Учитывая российский исторический опыт, период напряженности в отношениях с окружением исторически является для России не истощающим фактором, а тем фактором, который обеспечивает мобилизацию элит для ускоренного решения задач модернизации и технического развития. Напомним знаменитую фразу Маккиндера:

«Как вызывающая неприятие персона выполняет важную общественную функцию, объединяя своих врагов, точно так же благодаря давлению внешних варваров Европа сумела создать свою цивилизацию» (Дж. Маккиндер. Географическая ось истории).

В нашем случае в роли «варваров», устроителей этнических чисток и геноцидов выступает, конечно, обобщенный Запад, откуда чаще всего случались военные вторжения. Хотя мобилизация политического класса в нынешних условиях вовсе не означает так называемой «мобилизационной экономики», даже наоборот. Речь идет скорее о том, чтобы репрессивные функции эгалитарного государства осуществлялись не только сверху вниз по иерархии, но и снизу вверх в полной мере, не давая образоваться наверху общества неподсудной и несменяемой номенклатуре, требуя от элит осуществления своих общественных функций в полном объёме.

До тех пор, пока российские элиты были довольны своим местом в миропорядке, они также были вполне довольны своей страной и миропорядком в целом. Однако, постепенно втянувшись в борьбу за повышение статуса (которая на определенном этапе потребовала повышения статуса России, как таковой), российские элиты увидели важные аргументы в пользу самосовершенствования.

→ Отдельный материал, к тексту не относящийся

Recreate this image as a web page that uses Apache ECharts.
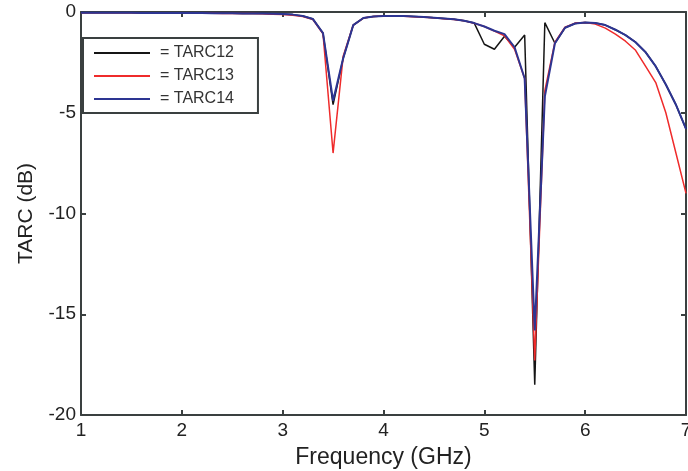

Теперь, когда эта борьба зашла столь далеко, отступать уже поздно. Даже ужаснувшись содеянного, гедоническая правящая прослойка уже не может откатить ситуацию к прежнему состоянию. Она зажата между давлением внешних сил и силой растущих амбиций общества.

В этом внутриполитическое значение новой внешней политики: её целью является ускорение внутренних преобразований, а не их торможение, и в этом — её отличие от политики наследников Сталина времён холодной войны.

Если и сравнивать нынешний этап охлаждения отношений с Западом, то напрашиваются параллели с периодом 20-30-х годов, когда экономическая блокада и угроза нападения стимулировала экономическое развитие СССР.

Разница, однако, в том, что в современной России, несмотря на все ограничения российской модели «суверенной демократии», политические институты всё же как-никак балансируют друг друга, и таким образом легче избежать катастрофических ошибок единоличного принятия решений, которые так серьезно омрачили успехи сталинского периода нашей истории.